Created as a joint venture of companies from Russia, Ukraine, the U.S. and Norway in 1995, the Sea Launch project was successfully used to deploy nearly three dozen commercial satellites into orbit between 1999 and 2014. The project was mothballed in 2014 due to the crisis in Ukraine, which led to the halt of the production of the system’s Russian-Ukrainian produced rockets.


Sea Launch Pad and Command Vessel. Photo is courtesy of John Murphy - Sea Launch.

The perceived benefit of the unique Sea Launch platform is its capability to launch near the equator, with the greater rotational speed at the equator providing an extra launch boost, reducing the thrust needed to launch payloads into orbit. In the absence of populated areas nearby, ocean based launches are also believed to be safer.

Earlier this year, Roscosmos chief Dmitry Rogozin announced that Sea Launch could be relocated to Sovetskaya Harbor, in the Russian Far East, to launch the Irtysh, aka Soyuz-5, a new rocket being developed by the Progress Rocket Space Centre. The possibility of the Sea Launch system’s relocation to the Far East was considered as far back as 2013, with Vladivostok, Crimea and Vietnam listed as other potential destinations for the launch platform and its command ship.

After S7 purchased the mobile spaceport for an estimated $150 million in April 2018, the company received the Odyssey platform, the Sea Launch Commander command ship, ground-based equipment located in Long Beach, California, as well as the intellectual property rights, including its trademarks to the project.

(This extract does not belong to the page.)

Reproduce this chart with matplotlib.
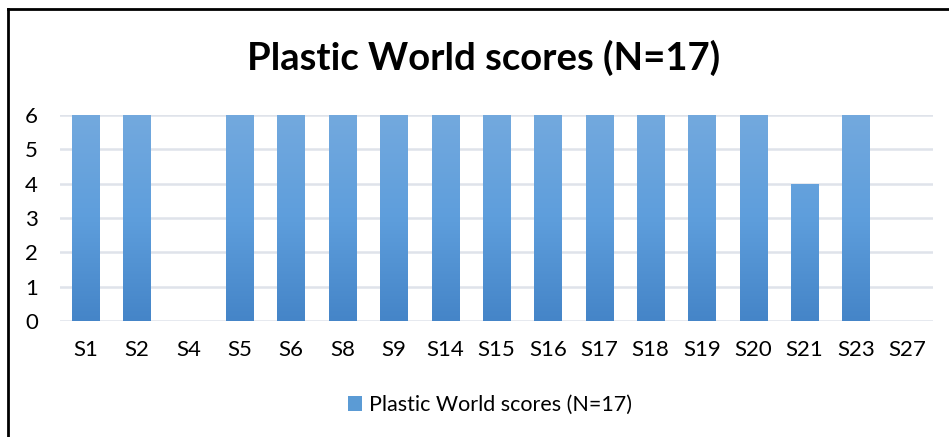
import matplotlib.pyplot as plt
from matplotlib.patches import Patch
from matplotlib.colors import LinearSegmentedColormap
import numpy as np

plt.rcParams['font.family'] = ['Lato', 'DejaVu Sans']

categories = ['S1', 'S2', 'S4', 'S5', 'S6', 'S8', 'S9', 'S14', 'S15', 'S16',
              'S17', 'S18', 'S19', 'S20', 'S21', 'S23', 'S27']
scores = [6, 6, 0, 6, 6, 6, 6, 6, 6, 6, 6, 6, 6, 6, 4, 6, 0]
series_name = 'Plastic World scores (N=17)'

fig = plt.figure(figsize=(9.49, 4.37), dpi=100)
ax = fig.add_axes([60 / 949, 1 - 321 / 437, 873 / 949, 206 / 437])

x = np.arange(len(categories))
bars = ax.bar(x, scores, width=0.53, color='#5b9bd5', zorder=2)

# vertical gradient fill on each bar
grad = LinearSegmentedColormap.from_list('g', ['#4585c8', '#5e9edc', '#73a9de'])
for b in bars:
    h = b.get_height()
    if h <= 0:
        continue
    img = ax.imshow(np.linspace(0, 1, 100).reshape(-1, 1), cmap=grad, origin='lower',
                    extent=[b.get_x(), b.get_x() + b.get_width(), 0, 6],
                    aspect='auto', zorder=3)
    img.set_clip_path(b)

ax.set_xlim(-0.5, len(categories) - 0.5)
ax.set_ylim(0, 6)
ax.set_yticks(range(0, 7))
ax.set_xticks(x)
ax.set_xticklabels(categories)
ax.tick_params(length=0, labelsize=16, colors='black')
ax.tick_params(axis='x', pad=14)
ax.tick_params(axis='y', pad=16)
ax.grid(axis='y', color='#dfe3ea', linewidth=1.8, zorder=0)
for s in ax.spines.values():
    s.set_visible(False)

fig.text(484 / 949, 1 - 58 / 437, 'Plastic World scores (N=17)', ha='center', va='center',
         fontsize=27.5, fontweight='bold')

fig.legend(handles=[Patch(facecolor='#5b9bd5', label=series_name)], loc='center',
           bbox_to_anchor=(490 / 949, 1 - 405 / 437), frameon=False, fontsize=15.5,
           handlelength=0.65, handleheight=0.65, handletextpad=0.35)

# outer border (left and top visible)
fig.add_artist(plt.Line2D([8 / 949, 8 / 949], [0, 1 - 9 / 437], color='black', linewidth=2))
fig.add_artist(plt.Line2D([8 / 949, 1], [1 - 9 / 437, 1 - 9 / 437], color='black', linewidth=2))

fig.savefig('out.png', dpi=100)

No rocket launches have been carried out since that time. The company had ambitiously planned to conduct some 70 launches from the platform over the next 15 years. However, earlier this year, a Russian space industry source said that the Sea Launch system’s relocation to Russia would be required for launches to continue, since according to the existing intergovernmental agreements between Russia and the United States, the platform was only allowed to launch the Russian-Ukrainian-made Zenit rocket, whose production was discontinued in 2014.